Taking the data below, please print only the lines from the line holding "What matplotlib code" to the line holding "yticks = [0, 10, 20, 30, 40, 50, 60, 70, 80]", inclusive, with pictures omitted.

Supplied data
>>>>

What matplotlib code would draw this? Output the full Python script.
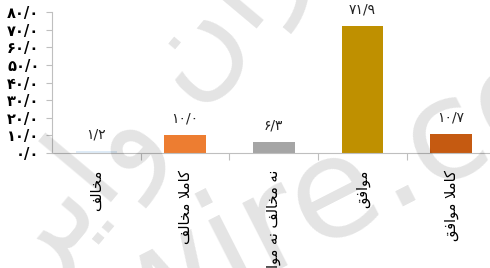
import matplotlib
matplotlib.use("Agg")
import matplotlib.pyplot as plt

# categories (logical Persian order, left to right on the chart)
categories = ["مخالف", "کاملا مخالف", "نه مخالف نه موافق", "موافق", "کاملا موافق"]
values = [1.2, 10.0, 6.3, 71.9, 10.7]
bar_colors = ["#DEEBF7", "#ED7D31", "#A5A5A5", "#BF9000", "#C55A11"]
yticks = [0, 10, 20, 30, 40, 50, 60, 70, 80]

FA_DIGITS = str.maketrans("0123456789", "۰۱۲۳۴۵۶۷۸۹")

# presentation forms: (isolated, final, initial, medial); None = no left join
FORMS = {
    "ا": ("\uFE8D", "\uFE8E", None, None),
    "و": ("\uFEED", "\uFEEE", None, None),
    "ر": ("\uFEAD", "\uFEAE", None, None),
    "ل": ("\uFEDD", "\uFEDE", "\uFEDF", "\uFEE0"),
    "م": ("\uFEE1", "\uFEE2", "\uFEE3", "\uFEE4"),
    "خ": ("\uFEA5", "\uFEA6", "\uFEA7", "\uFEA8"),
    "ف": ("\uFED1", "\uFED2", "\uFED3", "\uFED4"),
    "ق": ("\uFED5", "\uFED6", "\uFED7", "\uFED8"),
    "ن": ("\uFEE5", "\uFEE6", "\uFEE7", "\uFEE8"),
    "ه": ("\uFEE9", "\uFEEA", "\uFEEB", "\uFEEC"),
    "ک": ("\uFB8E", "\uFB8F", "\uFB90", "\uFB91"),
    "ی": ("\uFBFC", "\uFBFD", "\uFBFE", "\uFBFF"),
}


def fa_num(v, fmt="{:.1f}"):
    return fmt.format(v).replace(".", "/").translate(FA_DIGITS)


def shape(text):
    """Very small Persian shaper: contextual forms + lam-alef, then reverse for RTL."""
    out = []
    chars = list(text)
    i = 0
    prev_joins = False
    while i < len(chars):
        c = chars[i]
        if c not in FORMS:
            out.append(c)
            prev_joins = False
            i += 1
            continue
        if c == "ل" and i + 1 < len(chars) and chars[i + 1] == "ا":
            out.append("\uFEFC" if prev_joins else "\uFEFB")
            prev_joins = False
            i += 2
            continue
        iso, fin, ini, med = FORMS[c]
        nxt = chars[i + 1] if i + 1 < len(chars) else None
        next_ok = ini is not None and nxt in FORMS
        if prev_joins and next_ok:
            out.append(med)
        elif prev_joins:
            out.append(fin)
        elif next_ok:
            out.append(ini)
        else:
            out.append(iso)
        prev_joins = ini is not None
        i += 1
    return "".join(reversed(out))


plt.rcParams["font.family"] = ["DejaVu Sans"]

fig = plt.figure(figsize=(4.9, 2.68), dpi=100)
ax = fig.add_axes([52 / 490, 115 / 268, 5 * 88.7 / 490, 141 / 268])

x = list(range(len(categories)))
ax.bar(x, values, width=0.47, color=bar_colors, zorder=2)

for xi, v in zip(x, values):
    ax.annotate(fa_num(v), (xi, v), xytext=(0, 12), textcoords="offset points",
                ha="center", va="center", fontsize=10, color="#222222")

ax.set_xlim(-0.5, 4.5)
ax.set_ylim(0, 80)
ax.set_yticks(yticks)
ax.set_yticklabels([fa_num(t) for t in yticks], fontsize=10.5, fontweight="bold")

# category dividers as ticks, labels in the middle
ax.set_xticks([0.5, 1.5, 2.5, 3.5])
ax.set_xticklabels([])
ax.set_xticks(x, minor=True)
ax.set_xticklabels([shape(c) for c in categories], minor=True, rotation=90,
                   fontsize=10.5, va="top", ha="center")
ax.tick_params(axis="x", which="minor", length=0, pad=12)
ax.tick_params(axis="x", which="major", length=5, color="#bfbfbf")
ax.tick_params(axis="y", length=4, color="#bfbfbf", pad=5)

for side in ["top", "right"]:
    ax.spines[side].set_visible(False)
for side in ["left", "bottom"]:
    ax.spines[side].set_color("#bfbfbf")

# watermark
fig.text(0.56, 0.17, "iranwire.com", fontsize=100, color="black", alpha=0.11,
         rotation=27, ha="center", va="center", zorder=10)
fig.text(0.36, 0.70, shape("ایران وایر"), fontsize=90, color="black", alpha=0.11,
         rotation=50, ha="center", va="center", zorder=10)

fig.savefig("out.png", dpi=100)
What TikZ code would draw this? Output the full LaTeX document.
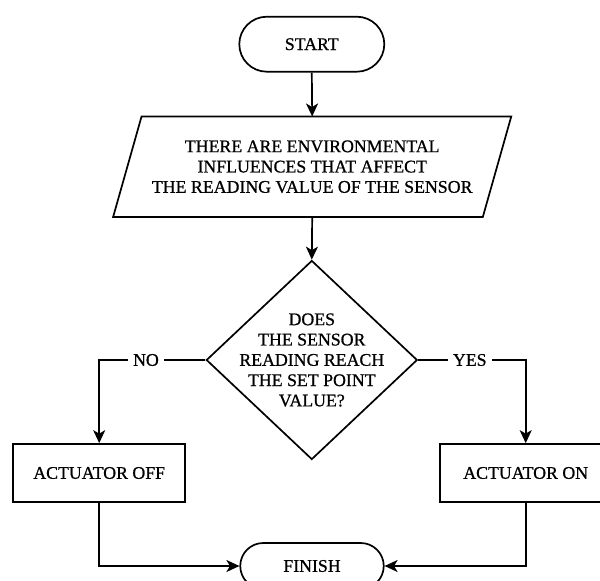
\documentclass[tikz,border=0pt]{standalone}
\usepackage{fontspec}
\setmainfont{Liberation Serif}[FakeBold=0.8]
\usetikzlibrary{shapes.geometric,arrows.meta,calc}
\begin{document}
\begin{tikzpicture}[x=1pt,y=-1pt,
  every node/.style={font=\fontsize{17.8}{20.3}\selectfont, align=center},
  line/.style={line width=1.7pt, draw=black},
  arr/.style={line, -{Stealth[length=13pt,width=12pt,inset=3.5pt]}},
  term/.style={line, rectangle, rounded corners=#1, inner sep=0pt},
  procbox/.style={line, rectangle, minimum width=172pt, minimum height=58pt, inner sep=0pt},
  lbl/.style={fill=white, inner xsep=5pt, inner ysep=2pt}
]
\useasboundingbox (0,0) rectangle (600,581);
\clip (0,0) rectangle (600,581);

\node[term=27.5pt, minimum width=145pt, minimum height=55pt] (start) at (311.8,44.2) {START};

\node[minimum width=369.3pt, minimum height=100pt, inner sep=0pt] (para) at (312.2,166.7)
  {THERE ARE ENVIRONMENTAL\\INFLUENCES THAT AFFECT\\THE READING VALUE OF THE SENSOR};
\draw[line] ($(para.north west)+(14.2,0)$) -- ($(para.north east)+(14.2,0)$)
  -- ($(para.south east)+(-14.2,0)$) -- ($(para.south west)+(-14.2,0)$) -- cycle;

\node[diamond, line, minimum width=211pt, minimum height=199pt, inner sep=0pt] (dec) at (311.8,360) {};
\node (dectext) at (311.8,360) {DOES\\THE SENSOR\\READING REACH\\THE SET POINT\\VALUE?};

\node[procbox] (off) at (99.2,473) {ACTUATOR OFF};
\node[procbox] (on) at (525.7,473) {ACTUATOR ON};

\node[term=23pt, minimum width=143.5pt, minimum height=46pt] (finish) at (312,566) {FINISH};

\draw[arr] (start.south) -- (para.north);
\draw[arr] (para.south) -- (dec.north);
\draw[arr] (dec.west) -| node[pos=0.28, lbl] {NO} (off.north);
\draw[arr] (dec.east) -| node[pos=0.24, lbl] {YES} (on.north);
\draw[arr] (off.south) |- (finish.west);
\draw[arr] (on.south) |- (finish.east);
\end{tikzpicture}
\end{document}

<<<<
>>>>

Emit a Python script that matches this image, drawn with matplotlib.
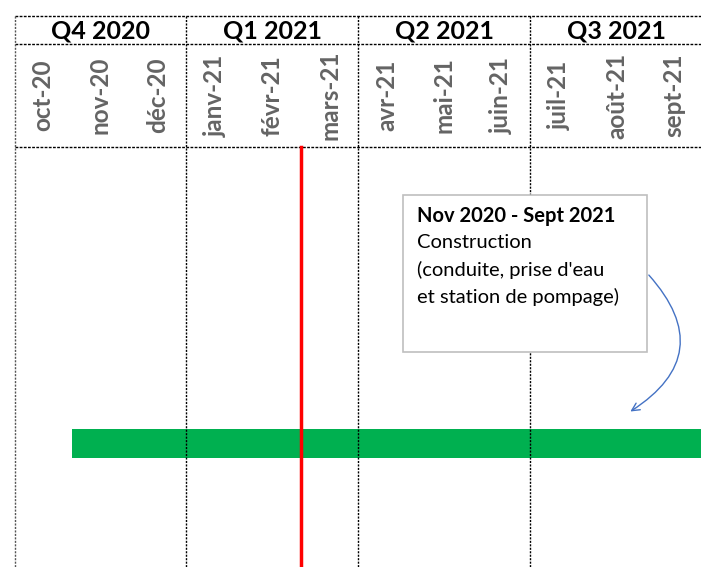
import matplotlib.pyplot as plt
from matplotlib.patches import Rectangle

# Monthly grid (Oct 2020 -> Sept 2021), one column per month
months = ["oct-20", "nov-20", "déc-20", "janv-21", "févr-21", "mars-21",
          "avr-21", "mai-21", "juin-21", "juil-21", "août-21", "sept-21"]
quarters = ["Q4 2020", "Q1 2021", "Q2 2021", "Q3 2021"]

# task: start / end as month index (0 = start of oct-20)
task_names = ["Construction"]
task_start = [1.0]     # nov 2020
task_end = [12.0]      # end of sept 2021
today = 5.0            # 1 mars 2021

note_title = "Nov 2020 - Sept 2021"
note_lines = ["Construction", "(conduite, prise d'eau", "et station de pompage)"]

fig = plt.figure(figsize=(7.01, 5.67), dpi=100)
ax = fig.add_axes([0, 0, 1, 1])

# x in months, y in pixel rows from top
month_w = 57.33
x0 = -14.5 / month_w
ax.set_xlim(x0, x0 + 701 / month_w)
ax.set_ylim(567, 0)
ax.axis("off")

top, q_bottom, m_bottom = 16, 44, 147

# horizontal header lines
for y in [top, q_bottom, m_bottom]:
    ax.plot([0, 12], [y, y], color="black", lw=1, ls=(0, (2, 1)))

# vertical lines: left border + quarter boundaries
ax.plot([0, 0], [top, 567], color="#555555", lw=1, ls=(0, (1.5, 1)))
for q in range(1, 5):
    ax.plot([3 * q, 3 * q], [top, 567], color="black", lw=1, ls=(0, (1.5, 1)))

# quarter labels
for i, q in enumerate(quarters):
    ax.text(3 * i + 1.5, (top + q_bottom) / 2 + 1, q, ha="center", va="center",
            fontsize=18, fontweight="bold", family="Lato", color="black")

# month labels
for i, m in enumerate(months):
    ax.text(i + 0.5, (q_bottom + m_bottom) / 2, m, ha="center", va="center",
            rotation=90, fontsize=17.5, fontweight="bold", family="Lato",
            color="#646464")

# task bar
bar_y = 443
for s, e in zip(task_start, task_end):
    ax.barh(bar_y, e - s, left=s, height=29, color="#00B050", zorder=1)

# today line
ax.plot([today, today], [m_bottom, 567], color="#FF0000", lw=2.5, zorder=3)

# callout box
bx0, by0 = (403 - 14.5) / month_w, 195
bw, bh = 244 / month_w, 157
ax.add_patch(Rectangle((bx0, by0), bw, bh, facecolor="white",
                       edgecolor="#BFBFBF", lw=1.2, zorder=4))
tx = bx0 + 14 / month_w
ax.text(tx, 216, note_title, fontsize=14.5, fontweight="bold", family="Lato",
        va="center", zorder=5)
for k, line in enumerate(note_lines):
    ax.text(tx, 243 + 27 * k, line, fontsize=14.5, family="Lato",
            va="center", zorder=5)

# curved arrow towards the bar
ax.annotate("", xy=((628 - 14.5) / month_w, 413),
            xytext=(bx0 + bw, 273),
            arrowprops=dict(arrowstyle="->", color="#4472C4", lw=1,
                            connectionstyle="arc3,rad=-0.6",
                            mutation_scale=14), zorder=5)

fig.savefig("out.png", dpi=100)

<<<<

Output below
What matplotlib code would draw this? Output the full Python script.
import matplotlib
matplotlib.use("Agg")
import matplotlib.pyplot as plt

# categories (logical Persian order, left to right on the chart)
categories = ["مخالف", "کاملا مخالف", "نه مخالف نه موافق", "موافق", "کاملا موافق"]
values = [1.2, 10.0, 6.3, 71.9, 10.7]
bar_colors = ["#DEEBF7", "#ED7D31", "#A5A5A5", "#BF9000", "#C55A11"]
yticks = [0, 10, 20, 30, 40, 50, 60, 70, 80]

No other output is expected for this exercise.